GST
What is GST?
GST's a tax you collect for the government. You charge GST in your sales and income and claim it back for your purchases and expenses. Slaters then calculates these differences in your GST return to work out if you have a GST payment to IRD or if your receive a GST refund from them.
Slater GST Products and payment periods:
You can choose to may GST by 1 month, 2 month, 6 month GST intervals. The size you choose depends on the size of your business, the number of transactions and the complexity of work we need to do for you:
- Extra Small - almost dormant business or organisation
- Small - one man band with low number of transactions
- Standard - a normal small business
- Complex - complex transactions, multiple tracking and additional time taken
Slater GST Return
Our GST return is a quality bound and printed A4 booklet that includes:
- GST Return
- A complete audit trail. (If the IRD queries you, the detailed audit trails give you a full proof of transaction that takes you to the exact transaction that gives you safety against any audit.

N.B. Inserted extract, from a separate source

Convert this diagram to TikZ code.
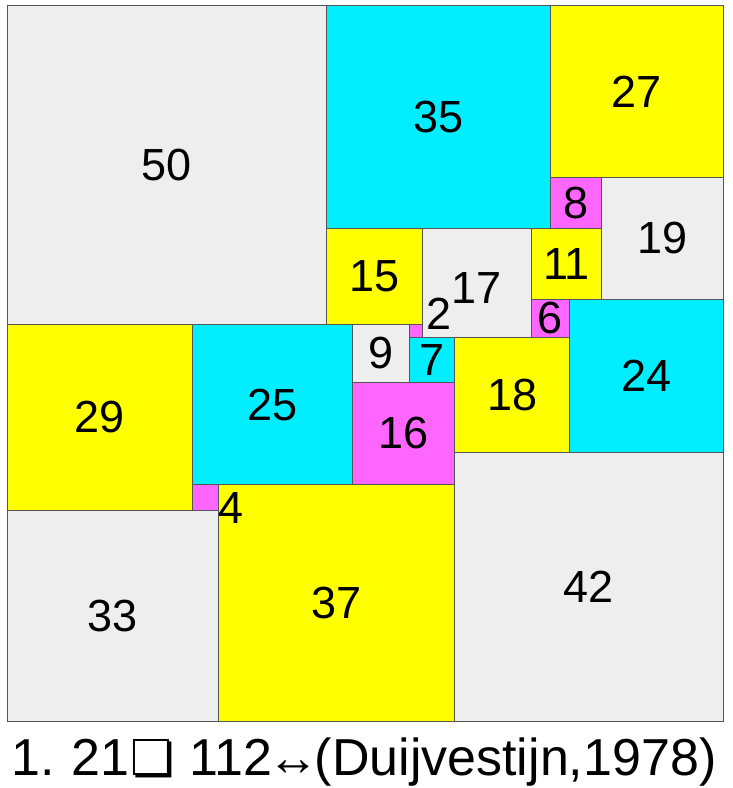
\documentclass[tikz,border=0pt]{standalone}
\usepackage{fontspec}
\setmainfont{Liberation Sans}
\newfontfamily\djv{DejaVu Sans}
\definecolor{cgrey}{HTML}{EEEEEE}
\definecolor{ccyan}{HTML}{00EEFF}
\definecolor{cyel}{HTML}{FFFF00}
\definecolor{cmag}{HTML}{FF66FF}
\definecolor{cline}{HTML}{555555}
\def\U{6.393}
\tikzset{
  sqbox/.style={draw=cline,line width=0.8pt,inner sep=0pt,outer sep=0pt,minimum size=#1*\U pt,font=\fontsize{45}{54}\selectfont},
  lbl/.style={inner sep=0pt,font=\fontsize{45}{54}\selectfont},
}
\newcommand{\Sq}[6]{\node[sqbox=#4,fill=#5] (#1) at ({7+\U*(#2+#4/2)},{5+\U*(#3+#4/2)}) {#6};}
\begin{document}
\begin{tikzpicture}[x=1pt,y=-1pt]
\useasboundingbox[fill=white] (0,0) rectangle (732,788);
\Sq{s50}{0}{0}{50}{cgrey}{50}
\Sq{s35}{50}{0}{35}{ccyan}{35}
\Sq{s27}{85}{0}{27}{cyel}{27}
\Sq{s8}{85}{27}{8}{cmag}{8}
\Sq{s19}{93}{27}{19}{cgrey}{19}
\Sq{s15}{50}{35}{15}{cyel}{15}
\Sq{s17}{65}{35}{17}{cgrey}{}
\Sq{s11}{82}{35}{11}{cyel}{11}
\Sq{s6}{82}{46}{6}{cmag}{6}
\Sq{s24}{88}{46}{24}{ccyan}{24}
\Sq{s2}{63}{50}{2}{cmag}{}
\Sq{s9}{54}{50}{9}{cgrey}{9}
\Sq{s7}{63}{52}{7}{ccyan}{7}
\Sq{s18}{70}{52}{18}{cyel}{18}
\Sq{s16}{54}{59}{16}{cmag}{16}
\Sq{s25}{29}{50}{25}{ccyan}{25}
\Sq{s29}{0}{50}{29}{cyel}{29}
\Sq{s42}{70}{70}{42}{cgrey}{42}
\Sq{s37}{33}{75}{37}{cyel}{37}
\Sq{s4}{29}{75}{4}{cmag}{}
\Sq{s33}{0}{79}{33}{cgrey}{33}
\node[lbl] (l17) at ([yshift=-5pt]s17.center) {17};
\node[lbl] (l2) at ([xshift=23pt,yshift=17pt]s2.center) {2};
\node[lbl] (l4) at ([xshift=26pt,yshift=-11pt]s4.center) {4};
\node[anchor=base,inner sep=0pt,font=\fontsize{52}{60}\selectfont] (cap) at (364,775) {1.\kern-3pt{} 21\kern1pt{\djv\scalebox{0.95}{❏}}\kern1pt{} 112\kern-5pt↔\kern-5pt(Duijvestijn,1978)};
\end{tikzpicture}
\end{document}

- 12 month cashflow analysis (where all your money came from and went to month by month for a year.) Complete 12 month profit and loss breakdown on a month by month basis.
This allows you to see exactly what is happening with your business and with patterns of expenditure and saving. This information can help you make more relevant business decisions. Brett will explain this information to you in more detail in your free client meetings. He will analyse and talk you through your patterns of financial behaviour and show you how to improve, maximise and leverage your expenditures and gains for longterm, consolidated growth and wins. It's a holistic and entirely modern approach to chartered accounting.
How is GST calculated?
Here's how we calculate your GST:
- You charge GST at 15% for sales and income.
- Calculate GST by multiplying the sales and the income figure by 3 then dividing by 23.
- You claim GST at 15% for purchases and expenses.
- Calculate GST by multiplying the purchases and expenses figure by 3 then dividing by 23.